(SHORT TASK): Leave the pictures out, and retype all of the material exactly as written.

(DATA SECTION):
○ ○ ○ ○

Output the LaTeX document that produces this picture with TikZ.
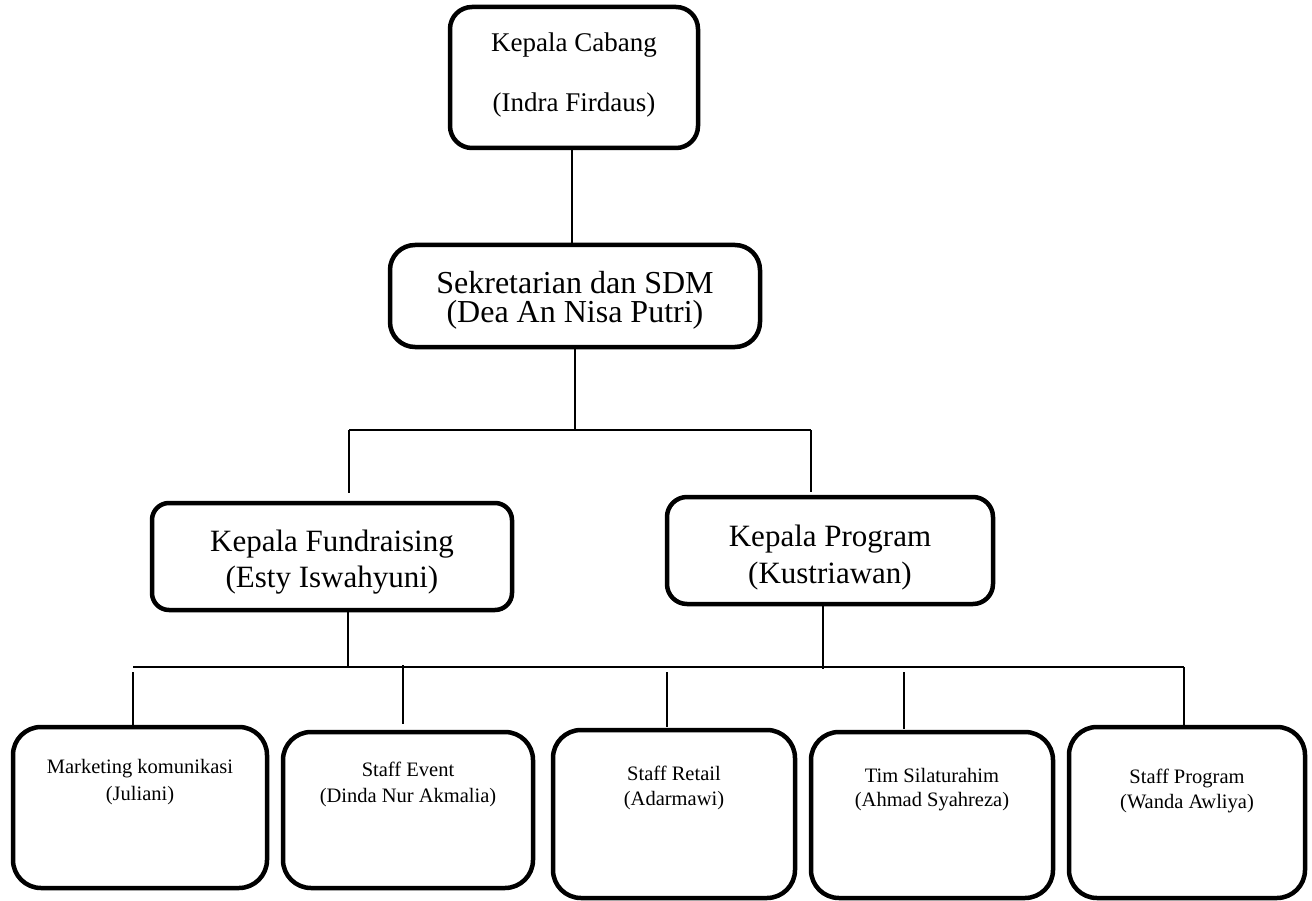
\documentclass[tikz,border=0pt]{standalone}
\usepackage{fontspec}
\setmainfont{Liberation Serif}
\newcommand\orgtext[6]{\begin{minipage}[c][#2][t]{#1}\centering\fontsize{#3}{#4}\selectfont\lineskiplimit=-100pt\rule{0pt}{#5}#6\end{minipage}}
\begin{document}
\begin{tikzpicture}[x=1pt,y=-1pt,
  box/.style={draw=black, line width=4.5pt, inner sep=0pt, outer sep=0pt},
  conn/.style={draw=black, line width=1.6pt}]
\useasboundingbox (0,0) rectangle (1312,901);
\fill[white] (0,0) rectangle (1312,901);

% top levels
\node[box, rounded corners=22pt] (cabang) at (574,77.5)
  {\orgtext{248pt}{141pt}{27}{60}{45pt}{Kepala Cabang\\(Indra Firdaus)}};
\node[box, rounded corners=25pt] (sdm) at (575,296)
  {\orgtext{370pt}{102pt}{32}{30}{48pt}{Sekretarian dan SDM\\(Dea An Nisa Putri)}};
\node[box, rounded corners=17pt] (fund) at (332,556.5)
  {\orgtext{360pt}{107pt}{31}{36}{48pt}{Kepala Fundraising\\(Esty Iswahyuni)}};
\node[box, rounded corners=20pt] (prog) at (830,550.5)
  {\orgtext{326pt}{107pt}{31}{37}{49pt}{Kepala Program\\(Kustriawan)}};

% bottom level
\node[box, rounded corners=28pt] (b1) at (140,807.5)
  {\orgtext{254pt}{161pt}{20.5}{27}{46pt}{Marketing komunikasi\\(Juliani)}};
\node[box, rounded corners=28pt] (b2) at (408,810)
  {\orgtext{250pt}{156pt}{20.5}{26}{44pt}{Staff Event\\(Dinda Nur Akmalia)}};
\node[box, rounded corners=28pt] (b3) at (674,814)
  {\orgtext{242pt}{168pt}{20.5}{25}{50pt}{Staff Retail\\(Adarmawi)}};
\node[box, rounded corners=28pt] (b4) at (932,815)
  {\orgtext{242pt}{166pt}{20.5}{24}{50pt}{Tim Silaturahim\\(Ahmad Syahreza)}};
\node[box, rounded corners=28pt] (b5) at (1187,812.5)
  {\orgtext{236pt}{171pt}{20.5}{25}{56pt}{Staff Program\\(Wanda Awliya)}};

% connector coordinates
\coordinate (busA) at (575,430);
\coordinate (busAL) at (349,430);
\coordinate (busAR) at (811,430);
\coordinate (fundTop) at (349,493);
\coordinate (progTop) at (811,492);
\coordinate (busBL) at (133,667);
\coordinate (busBR) at (1184,667);
\coordinate (t1) at (133,725);
\coordinate (t2) at (403,724);
\coordinate (t3) at (667,727);
\coordinate (t4) at (904,729);
\coordinate (t5) at (1184,725);

\draw[conn] (572,0 |- cabang.south) -- (572,0 |- sdm.north);
\draw[conn] (sdm.south) -- (busA);
\draw[conn] (busAL) -- (busAR);
\draw[conn] (busAL) -- (fundTop);
\draw[conn] (busAR) -- (progTop);
\draw[conn] (348,0 |- fund.south) -- (348,667);
\draw[conn] (823,0 |- prog.south) -- (823,669);
\draw[conn] (busBL) -- (busBR);
\draw[conn] (133,672) -- (t1);
\draw[conn] (403,665) -- (t2);
\draw[conn] (667,672) -- (t3);
\draw[conn] (904,672) -- (t4);
\draw[conn] (busBR) -- (t5);
\end{tikzpicture}
\end{document}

○ ○ ○ ○

(TASK SOLUTION):
Output the LaTeX document that produces this picture with TikZ.
\documentclass[tikz,border=0pt]{standalone}
\usepackage{fontspec}
\setmainfont{Liberation Serif}
\newcommand\orgtext[6]{\begin{minipage}[c][#2][t]{#1}\centering\fontsize{#3}{#4}\selectfont\lineskiplimit=-100pt\rule{0pt}{#5}#6\end{minipage}}
\begin{document}
\begin{tikzpicture}[x=1pt,y=-1pt,
  box/.style={draw=black, line width=4.5pt, inner sep=0pt, outer sep=0pt},
  conn/.style={draw=black, line width=1.6pt}]
\useasboundingbox (0,0) rectangle (1312,901);
\fill[white] (0,0) rectangle (1312,901);

% top levels
\node[box, rounded corners=22pt] (cabang) at (574,77.5)
  {\orgtext{248pt}{141pt}{27}{60}{45pt}{Kepala Cabang\\(Indra Firdaus)}};
\node[box, rounded corners=25pt] (sdm) at (575,296)
  {\orgtext{370pt}{102pt}{32}{30}{48pt}{Sekretarian dan SDM\\(Dea An Nisa Putri)}};
\node[box, rounded corners=17pt] (fund) at (332,556.5)
  {\orgtext{360pt}{107pt}{31}{36}{48pt}{Kepala Fundraising\\(Esty Iswahyuni)}};
\node[box, rounded corners=20pt] (prog) at (830,550.5)
  {\orgtext{326pt}{107pt}{31}{37}{49pt}{Kepala Program\\(Kustriawan)}};

% bottom level
\node[box, rounded corners=28pt] (b1) at (140,807.5)
  {\orgtext{254pt}{161pt}{20.5}{27}{46pt}{Marketing komunikasi\\(Juliani)}};
\node[box, rounded corners=28pt] (b2) at (408,810)
  {\orgtext{250pt}{156pt}{20.5}{26}{44pt}{Staff Event\\(Dinda Nur Akmalia)}};
\node[box, rounded corners=28pt] (b3) at (674,814)
  {\orgtext{242pt}{168pt}{20.5}{25}{50pt}{Staff Retail\\(Adarmawi)}};
\node[box, rounded corners=28pt] (b4) at (932,815)
  {\orgtext{242pt}{166pt}{20.5}{24}{50pt}{Tim Silaturahim\\(Ahmad Syahreza)}};
\node[box, rounded corners=28pt] (b5) at (1187,812.5)
  {\orgtext{236pt}{171pt}{20.5}{25}{56pt}{Staff Program\\(Wanda Awliya)}};

% connector coordinates
\coordinate (busA) at (575,430);
\coordinate (busAL) at (349,430);
\coordinate (busAR) at (811,430);
\coordinate (fundTop) at (349,493);
\coordinate (progTop) at (811,492);
\coordinate (busBL) at (133,667);
\coordinate (busBR) at (1184,667);
\coordinate (t1) at (133,725);
\coordinate (t2) at (403,724);
\coordinate (t3) at (667,727);
\coordinate (t4) at (904,729);
\coordinate (t5) at (1184,725);

\draw[conn] (572,0 |- cabang.south) -- (572,0 |- sdm.north);
\draw[conn] (sdm.south) -- (busA);
\draw[conn] (busAL) -- (busAR);
\draw[conn] (busAL) -- (fundTop);
\draw[conn] (busAR) -- (progTop);
\draw[conn] (348,0 |- fund.south) -- (348,667);
\draw[conn] (823,0 |- prog.south) -- (823,669);
\draw[conn] (busBL) -- (busBR);
\draw[conn] (133,672) -- (t1);
\draw[conn] (403,665) -- (t2);
\draw[conn] (667,672) -- (t3);
\draw[conn] (904,672) -- (t4);
\draw[conn] (busBR) -- (t5);
\end{tikzpicture}
\end{document}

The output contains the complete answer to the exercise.